Search code examples
azuredatabricksazure-databricksdelta-lake

I receive the error "Cannot time travel Delta table to version X" whereas I can see the version X when looking at the history on Azure Databricks


I have a table in delta lake which has these tblproperties: enter image description here

I'm trying to access a version which was there last month, the 322.

When I look at the history, I can see it: enter image description here

But when I try to access it with such a command:

spark.read.format("delta").option("versionAsOf", 322).load(path)

I receive this error:

AnalysisException: Cannot time travel Delta table to version 322. Available versions: [330, 341].;

I can't understand the problem. I'm using Azure Databricks.


Solution

  • I'm not sure to understand this bug. There's an open pull request in DeltaLake that might solve the problem: https://github.com/delta-io/delta/pull/627.

    Till then, a person from Databricks gave me a workaround: set delta.checkpointRetentionDuration to X days. That will keep your checkpoints enough longer to have access to older versions.

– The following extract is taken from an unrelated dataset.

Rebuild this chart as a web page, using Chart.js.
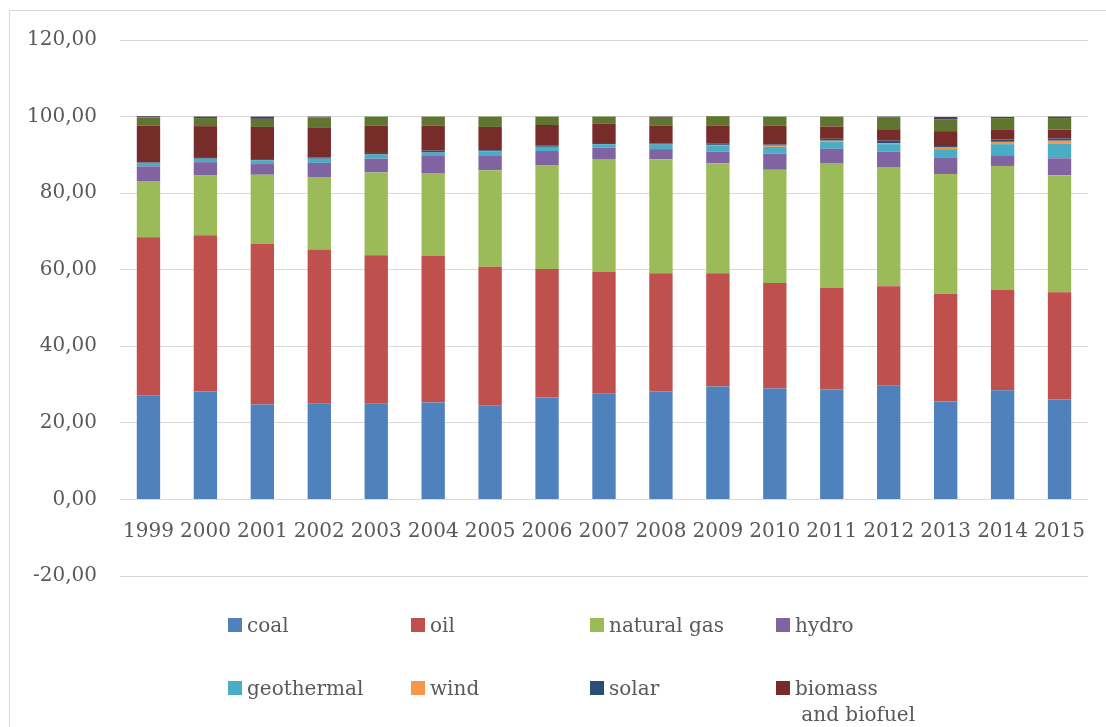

    Then, you must launch something like that in your delta table:

    spark.sql(        f"""
            ALTER TABLE delta.`path`
                SET TBLPROPERTIES (
                    delta.logRetentionDuration = 'interval X days',
                    delta.deletedFileRetentionDuration = 'interval X days',
                    delta.checkpointRetentionDuration = 'X days'
                )
            """
    )
    

    It will keep your versions until X days.